ROWS:
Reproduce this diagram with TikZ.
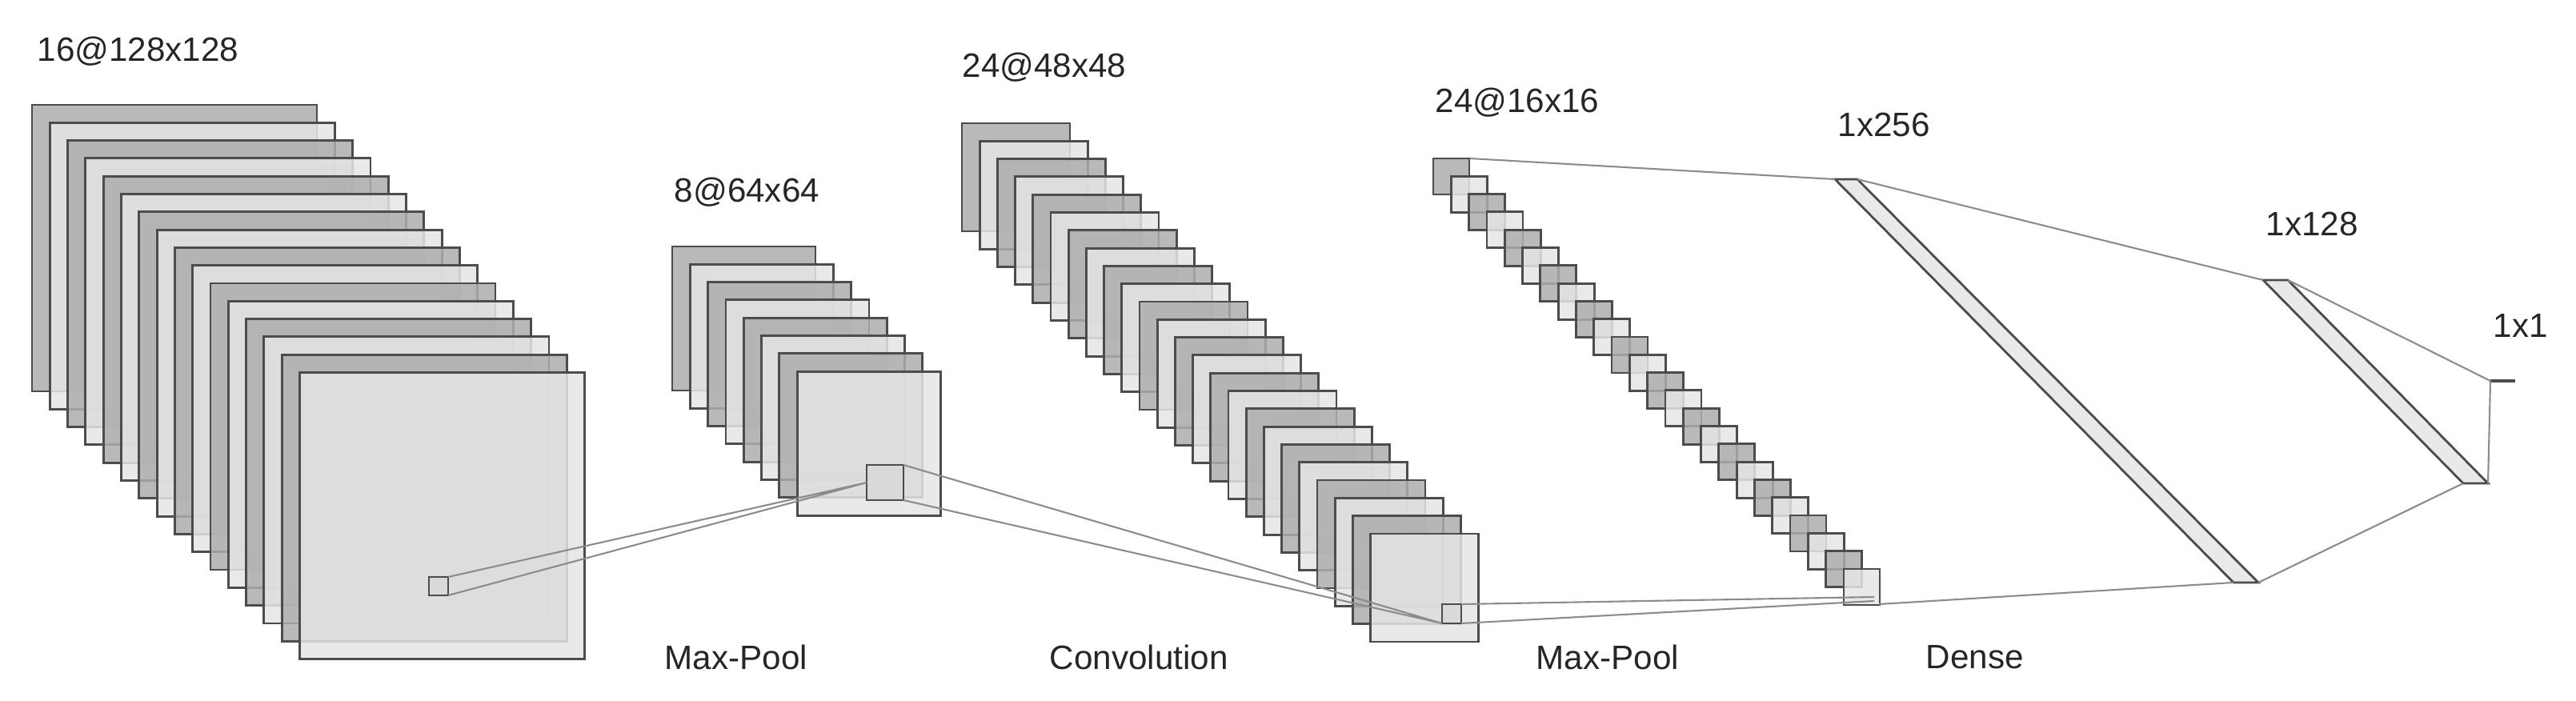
\documentclass[tikz,border=0pt]{standalone}
\usepackage{fontspec}
\setmainfont{Liberation Sans}
\begin{document}
\begin{tikzpicture}[x=0.01cm,y=-0.01cm,
  fmap/.style={draw=black!70,line width=0.8pt,fill opacity=0.85},
  darkmap/.style={fmap,fill=black!32},
  lightmap/.style={fmap,fill=black!10},
  conn/.style={draw=black!45,line width=0.6pt},
  lbl/.style={font=\fontsize{12}{14}\selectfont,text=black!85,anchor=west,inner sep=0pt}]
\useasboundingbox (0,0) rectangle (3219,876);
% layer 1: 16 maps
\foreach \i in {0,...,15}{
  \pgfmathsetmacro{\xx}{40+22.3*\i}\pgfmathsetmacro{\yy}{131+22.3*\i}
  \pgfmathtruncatemacro{\odd}{mod(\i,2)}
  \ifnum\odd=0 \def\st{darkmap}\else\def\st{lightmap}\fi
  \draw[\st] (\xx,\yy) rectangle ++(356,358);}
% layer 2: 8 maps
\foreach \i in {0,...,7}{
  \pgfmathsetmacro{\xx}{840+22.3*\i}\pgfmathsetmacro{\yy}{308+22.3*\i}
  \pgfmathtruncatemacro{\odd}{mod(\i,2)}
  \ifnum\odd=0 \def\st{darkmap}\else\def\st{lightmap}\fi
  \draw[\st] (\xx,\yy) rectangle ++(179,180);}
% layer 3: 24 maps
\foreach \i in {0,...,23}{
  \pgfmathsetmacro{\xx}{1202+22.2*\i}\pgfmathsetmacro{\yy}{154+22.3*\i}
  \pgfmathtruncatemacro{\odd}{mod(\i,2)}
  \ifnum\odd=0 \def\st{darkmap}\else\def\st{lightmap}\fi
  \draw[\st] (\xx,\yy) rectangle ++(135,135);}
% layer 4: 24 maps
\foreach \i in {0,...,23}{
  \pgfmathsetmacro{\xx}{1791+22.3*\i}\pgfmathsetmacro{\yy}{198+22.3*\i}
  \pgfmathtruncatemacro{\odd}{mod(\i,2)}
  \ifnum\odd=0 \def\st{darkmap}\else\def\st{lightmap}\fi
  \draw[\st] (\xx,\yy) rectangle ++(45,45);}
% kernels
\draw[fmap,fill=black!15] (536,721) rectangle (560,744);
\draw[fmap,fill=black!15] (1083,581) rectangle (1129,625);
\draw[fmap,fill=black!15] (1802,755) rectangle (1826,779);
% named coordinates
\coordinate (k1a) at (560,721); \coordinate (k1b) at (560,744);
\coordinate (k2l) at (1083,603);
\coordinate (k2a) at (1129,581); \coordinate (k2b) at (1129,625);
\coordinate (k3l) at (1802,779);
\coordinate (k3a) at (1826,755); \coordinate (k3b) at (1826,779);
\coordinate (m4a) at (2342,746); \coordinate (m4b) at (2342,751);
\coordinate (m4t) at (1837,198); \coordinate (m4s) at (2348,755);
\coordinate (d1tl) at (2293,224); \coordinate (d1tr) at (2321,224);
\coordinate (d1br) at (2822,728); \coordinate (d1bl) at (2791,728);
\coordinate (d2tl) at (2828,350); \coordinate (d2tr) at (2859,350);
\coordinate (d2br) at (3109,604); \coordinate (d2bl) at (3078,604);
\coordinate (o1) at (3112,476); \coordinate (o2) at (3143,476);
% dense layers
\draw[fmap,fill=black!10] (d1tl) -- (d1tr) -- (d1br) -- (d1bl) -- cycle;
\draw[fmap,fill=black!10] (d2tl) -- (d2tr) -- (d2br) -- (d2bl) -- cycle;
\draw[draw=black!70,line width=1.2pt] (o1) -- (o2);
% connectors
\draw[conn] (k1a) -- (k2l) (k1b) -- (k2l);
\draw[conn] (k2a) -- (k3l) (k2b) -- (k3l);
\draw[conn] (k3a) -- (m4a) (k3b) -- (m4b);
\draw[conn] (m4t) -- (d1tl) (m4s) -- (d1bl);
\draw[conn] (d1tr) -- (d2tl) (d1br) -- (d2bl);
\draw[conn] (d2tr) -- (o1) (d2br) -- (o1);
% labels
\node[lbl] (l1) at (46,64) {16@128x128};
\node[lbl] (l2) at (842,240) {8@64x64};
\node[lbl] (l3) at (1202,84) {24@48x48};
\node[lbl] (l4) at (1793,128) {24@16x16};
\node[lbl] (l5) at (2296,156) {1x256};
\node[lbl] (l6) at (2831,280) {1x128};
\node[lbl] (l7) at (3115,407) {1x1};
\node[lbl] (b1) at (830,821) {Max-Pool};
\node[lbl] (b2) at (1311,821) {Convolution};
\node[lbl] (b3) at (1919,821) {Max-Pool};
\node[lbl] (b4) at (2406,821) {Dense};
\end{tikzpicture}
\end{document}
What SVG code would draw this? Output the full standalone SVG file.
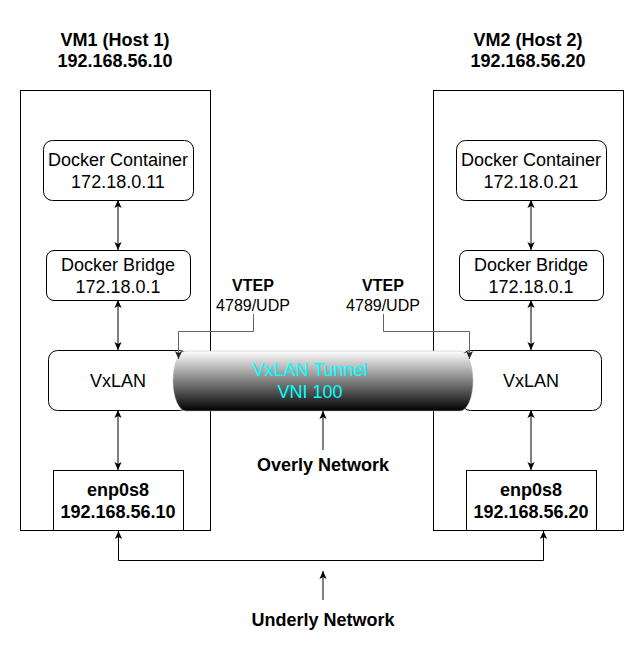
<svg xmlns="http://www.w3.org/2000/svg" width="644" height="660" viewBox="0 0 644 660">
<style>
text{font-family:"Liberation Sans",Arial,sans-serif;font-size:18px;fill:#000;text-anchor:middle}
.b{font-weight:bold}
.s{font-size:16px}
.cy{fill:#00ffff}
.box{fill:#fff;stroke:#000;stroke-width:1}
.host{fill:none;stroke:#000;stroke-width:1}
.ln{fill:none;stroke:#000;stroke-width:1}
.gl{fill:none;stroke:#666;stroke-width:1}
</style>
<defs>
<marker id="ar" viewBox="0 0 10 10" refX="10" refY="5" markerUnits="userSpaceOnUse" markerWidth="8" markerHeight="8" orient="auto-start-reverse">
<path d="M0,0.5 L10,5 L0,9.5 L2.5,5 Z" fill="#000"/>
</marker>
<marker id="ag" viewBox="0 0 10 10" refX="10" refY="5" markerUnits="userSpaceOnUse" markerWidth="8" markerHeight="8" orient="auto">
<path d="M0,0.5 L10,5 L0,9.5 L2.5,5 Z" fill="#222"/>
</marker>
<linearGradient id="tg" x1="0" y1="0" x2="0" y2="1">
<stop offset="0" stop-color="#ffffff"/>
<stop offset="1" stop-color="#000000"/>
</linearGradient>
</defs>

<g id="host1">
<rect class="host" x="20.5" y="90.5" width="190" height="440"/>
<text class="b" x="115" y="46">VM1 (Host 1)</text>
<text class="b" x="115" y="67">192.168.56.10</text>
</g>
<g id="host2">
<rect class="host" x="433.5" y="90.5" width="190" height="440"/>
<text class="b" x="528" y="46">VM2 (Host 2)</text>
<text class="b" x="528" y="67">192.168.56.20</text>
</g>

<g id="container1">
<rect class="box" x="43.5" y="140.5" width="150" height="60" rx="9"/>
<text x="118" y="165.5">Docker Container</text>
<text x="118" y="187.5">172.18.0.11</text>
</g>
<g id="bridge1">
<rect class="box" x="46.5" y="250.5" width="144" height="50" rx="7.5"/>
<text x="118" y="270.5">Docker Bridge</text>
<text x="118" y="292.5">172.18.0.1</text>
</g>
<g id="vxlan1">
<rect class="box" x="48.5" y="350.5" width="140" height="60" rx="9"/>
<text x="118" y="386.5">VxLAN</text>
</g>
<g id="enp1">
<rect class="box" x="53.5" y="470.5" width="130" height="60"/>
<text class="b" x="118" y="495.5">enp0s8</text>
<text class="b" x="118" y="517.5">192.168.56.10</text>
</g>

<g id="container2">
<rect class="box" x="456.5" y="140.5" width="150" height="60" rx="9"/>
<text x="531" y="165.5">Docker Container</text>
<text x="531" y="187.5">172.18.0.21</text>
</g>
<g id="bridge2">
<rect class="box" x="459.5" y="250.5" width="144" height="50" rx="7.5"/>
<text x="531" y="270.5">Docker Bridge</text>
<text x="531" y="292.5">172.18.0.1</text>
</g>
<g id="vxlan2">
<rect class="box" x="461.5" y="350.5" width="140" height="60" rx="9"/>
<text x="531" y="386.5">VxLAN</text>
</g>
<g id="enp2">
<rect class="box" x="466.5" y="470.5" width="130" height="60"/>
<text class="b" x="531" y="495.5">enp0s8</text>
<text class="b" x="531" y="517.5">192.168.56.20</text>
</g>

<g id="tunnel">
<path d="M186,351 L460,351 A13,30 0 0 1 460,411 L186,411 A13,30 0 0 1 186,351 Z" fill="url(#tg)" stroke="#bbb" stroke-width="0.5"/>
<text class="cy" x="310" y="376">VxLAN Tunnel</text>
<text class="cy" x="310" y="398">VNI 100</text>
</g>

<g id="labels">
<text class="b s" x="253" y="291">VTEP</text>
<text class="s" x="253" y="311">4789/UDP</text>
<text class="b s" x="383" y="291">VTEP</text>
<text class="s" x="383" y="311">4789/UDP</text>
<text class="b" x="323" y="471">Overly Network</text>
<text class="b" x="323" y="626">Underly Network</text>
</g>

<g id="connectors">
<line class="ln" x1="118" y1="200" x2="118" y2="250" marker-start="url(#ar)" marker-end="url(#ar)"/>
<line class="ln" x1="118" y1="300" x2="118" y2="350" marker-start="url(#ar)" marker-end="url(#ar)"/>
<line class="ln" x1="118" y1="410" x2="118" y2="470" marker-start="url(#ar)" marker-end="url(#ar)"/>
<line class="ln" x1="531" y1="200" x2="531" y2="250" marker-start="url(#ar)" marker-end="url(#ar)"/>
<line class="ln" x1="531" y1="300" x2="531" y2="350" marker-start="url(#ar)" marker-end="url(#ar)"/>
<line class="ln" x1="531" y1="410" x2="531" y2="470" marker-start="url(#ar)" marker-end="url(#ar)"/>
<polyline class="gl" points="253.5,314 253.5,331.5 178.5,331.5 178.5,359" marker-end="url(#ag)"/>
<polyline class="gl" points="383.5,314 383.5,331.5 469.5,331.5 469.5,359" marker-end="url(#ag)"/>
<polyline class="ln" points="118.5,531 118.5,560.5 543.5,560.5 543.5,531" marker-start="url(#ar)" marker-end="url(#ar)"/>
<line class="ln" x1="323" y1="450" x2="323" y2="411" marker-end="url(#ar)"/>
<line class="ln" x1="323" y1="600" x2="323" y2="571" marker-end="url(#ar)"/>
</g>
</svg>
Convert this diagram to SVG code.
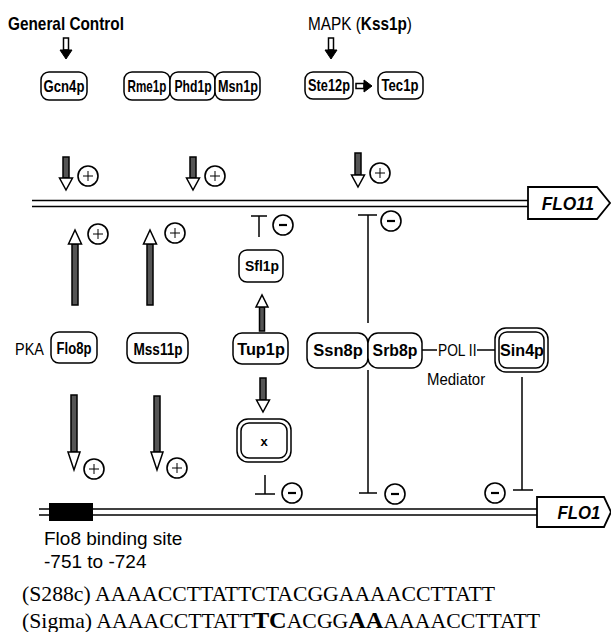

TASK REQUIREMENTS: Using the listing, copy every line where the word "this" shows up.

ANSWER TO THE EXERCISE:
Reproduce this diagram with TikZ.
What SVG code would draw this? Output the full standalone SVG file.
Convert this diagram to SVG code.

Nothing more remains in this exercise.